I talked briefly to Harry Jongerden, director of the Toronto Botanical Gardens. I wanted to introduce myself because I'll be visiting the gardens in early June when I attend the Garden Bloggers Fling in Toronto. Harry's got some BIG expansion plans for the Toronto Botanical gardens he shared with the crowd. I met others from the Botanical Gardens and may look at opportunities get our organizations in front of each others' audiences.
Virginia's Beth Monroe

Dinner was with Michel Gauthier, the organizer of the conference; Casey Sclar, Executive Director of the American Public Gardens Association (APGA) who was also a conference sponsor and moderator; Abby Spencer, also from the APGA; Beth Monroe of the Lewis Ginter Botanical Garden; Jonathan Kavalier, Supervisory Horticulturist at Smithsonian Institution; Hyashi Katsuhiko from the Tokachi Millennium Forest; and the amazing internationally renowned landscape architect Takano Fumiaki, of Takano Landscape Planning, who is doing spectacular job of creating, encouraging, and curating many tourist-worthy gardens in Hokkaido, Japan.
Mexico's Jesus Reyes

I did meet, ever so briefly, Jesus Reyes of Puerto Vallarta, Mexico - mostly because I was going to be visiting Puerto Vallarta just three weeks later. Turns out he wasn't going to be in Mexico, but in Europe at that time, but I was able to get to the Puerto Vallarta Botanical Gardens and will do a post on that beautiful and innovative garden soon.
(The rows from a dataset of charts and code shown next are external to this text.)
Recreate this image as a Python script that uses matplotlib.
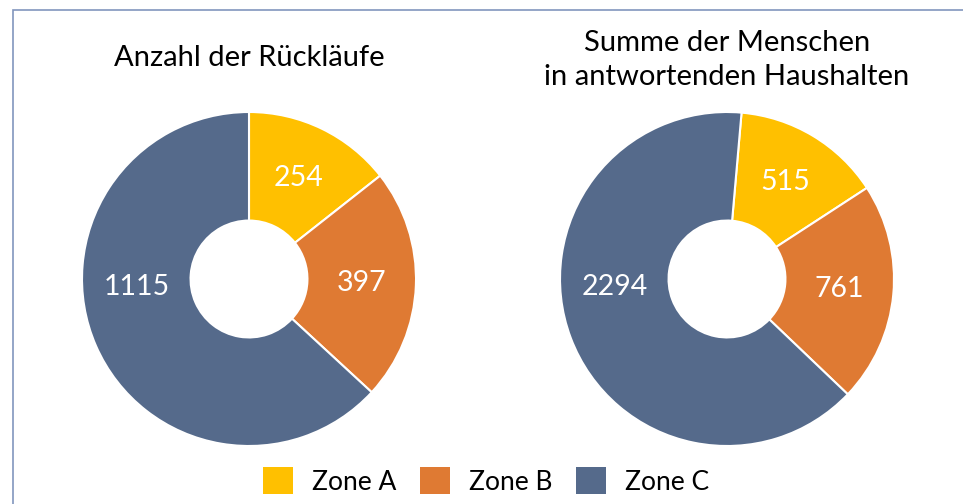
import numpy as np
import matplotlib.pyplot as plt
from matplotlib.patches import Rectangle, Patch

zones = ['Zone A', 'Zone B', 'Zone C']
colors = ['#FFC000', '#DF7A33', '#556A8B']
titles = ['Anzahl der Rückläufe', 'Summe der Menschen\nin antwortenden Haushalten']
rueckl = [254, 397, 1115]
menschen = [515, 761, 2294]
start = [90, 85]

plt.rcParams['font.family'] = ['Lato', 'DejaVu Sans']

fig = plt.figure(figsize=(9.63, 5.04), dpi=100)
# Rahmen (rechts/unten abgeschnitten)
fig.patches.append(Rectangle((13/963, -0.1), 1.1, 1.1 - 10/504, transform=fig.transFigure,
                             fill=False, edgecolor='#8196BD', linewidth=1.2))

centers = [249, 727]
R = 167
for k, vals in enumerate([rueckl, menschen]):
    ax = fig.add_axes([(centers[k] - R)/963, (504 - 279 - R)/504, 2*R/963, 2*R/504])
    wedges, _ = ax.pie(vals, colors=colors, startangle=start[k], counterclock=False,
                       radius=1, wedgeprops=dict(width=0.65, edgecolor='white', linewidth=1.5))
    ax.set_xlim(-1, 1)
    ax.set_ylim(-1, 1)
    ax.set_aspect('equal')
    ax.axis('off')
    cum = np.cumsum([0] + vals) / sum(vals) * 360
    for i, v in enumerate(vals):
        mid = (cum[i] + cum[i+1]) / 2 + (90 - start[k])
        if i == len(vals) - 1:
            mid = 266
        a = np.radians(mid)
        r = 0.675
        ax.text(r*np.sin(a), r*np.cos(a), str(v), color='white', fontsize=20.5,
                ha='center', va='center')
    fig.text(centers[k]/963, 1 - (58 if k == 0 else 60)/504, titles[k], ha='center', va='center',
             fontsize=21, color='black', linespacing=1.35)

handles = [Patch(facecolor=c, edgecolor='none') for c in colors]
fig.legend(handles, zones, loc='center', bbox_to_anchor=(486/963, 1 - 481/504), ncol=3,
           frameon=False, fontsize=19, handlelength=1.15, handleheight=1.15,
           handletextpad=0.7, columnspacing=0.9)

fig.savefig('out.png', dpi=100)
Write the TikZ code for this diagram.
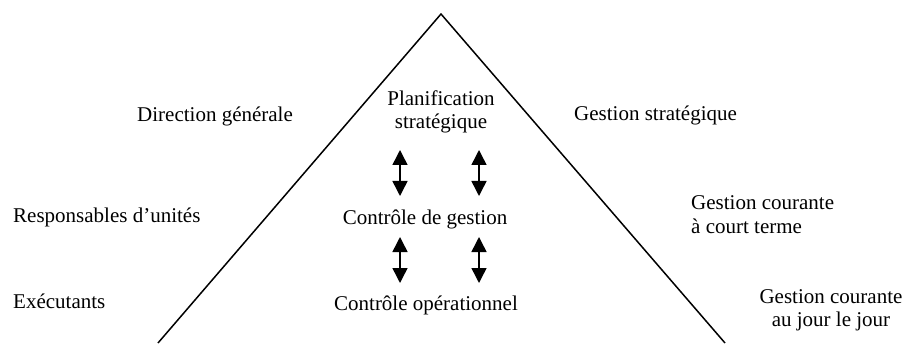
\documentclass[tikz,border=0pt]{standalone}
\usepackage{fontspec}
\setmainfont{Liberation Serif}
\usetikzlibrary{arrows.meta}
\begin{document}
\begin{tikzpicture}[x=1pt, y=1pt, font=\fontsize{21}{23}\selectfont, line join=round, >={Triangle[width=15pt,length=15pt]}]
    \useasboundingbox (0,0) rectangle (907,343);
    \tikzset{lbl/.style={inner sep=0pt}, fleche/.style={<->, line width=1.5pt}}
    % pyramide
    \coordinate (sommet) at (441,329);
    \coordinate (baseG) at (158,0);
    \coordinate (baseD) at (725,0);
    \draw[line width=1.5pt] (baseG)--(sommet)--(baseD);
    % niveaux au centre
    \node[lbl, align=center, anchor=base] (plan) at (441,214) {Planification\\stratégique};
    \node[lbl, anchor=base] (ctrlG) at (425,118) {Contrôle de gestion};
    \node[lbl, anchor=base] (ctrlO) at (426,33) {Contrôle opérationnel};
    % acteurs a gauche
    \node[lbl, anchor=base west] (dirG) at (137,221) {Direction générale};
    \node[lbl, anchor=base west] (resp) at (13,121) {Responsables d’unités};
    \node[lbl, anchor=base west] (exec) at (13,35) {Exécutants};
    % horizons a droite
    \node[lbl, anchor=base west] (gStrat) at (574,222) {Gestion stratégique};
    \node[lbl, align=left, anchor=base west] (gCourt) at (691,110) {Gestion courante\\à court terme};
    \node[lbl, align=center, anchor=base] (gJour) at (831,17) {Gestion courante\\au jour le jour};
    % fleches entre niveaux
    \foreach \x/\n in {400/a,479/b} {
        \coordinate (h\n) at (\x,193);
        \coordinate (m\n) at (\x,147);
        \coordinate (k\n) at (\x,106);
        \coordinate (l\n) at (\x,60);
        \draw[fleche] (h\n)--(m\n);
        \draw[fleche] (k\n)--(l\n);
    }
\end{tikzpicture}
\end{document}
I was able to reconnect with fellow garden blogger, Canadian Lorraine Flanigan, who gave an excellent presentation on how botanical gardens and parks (or any organization for that matter) can better position themselves to gain the serious attention of journalists to help get their stories out.
Misplaced Brit,
American Richard Benfield

I spent some time with Richard Benfield, keynote speaker, author of the book Garden Tourism, and Chair of the International Garden Tourism Network. Out of everyone, I know Richard best so I tried to force myself to meet others as much as possible.

In addition to all these fine folks, there were many others I met but was not able to strike up a conversation. Dozens in fact. I do hope I get a chance to visit the conference to see these people again (and visit some of their gardens!) in the future.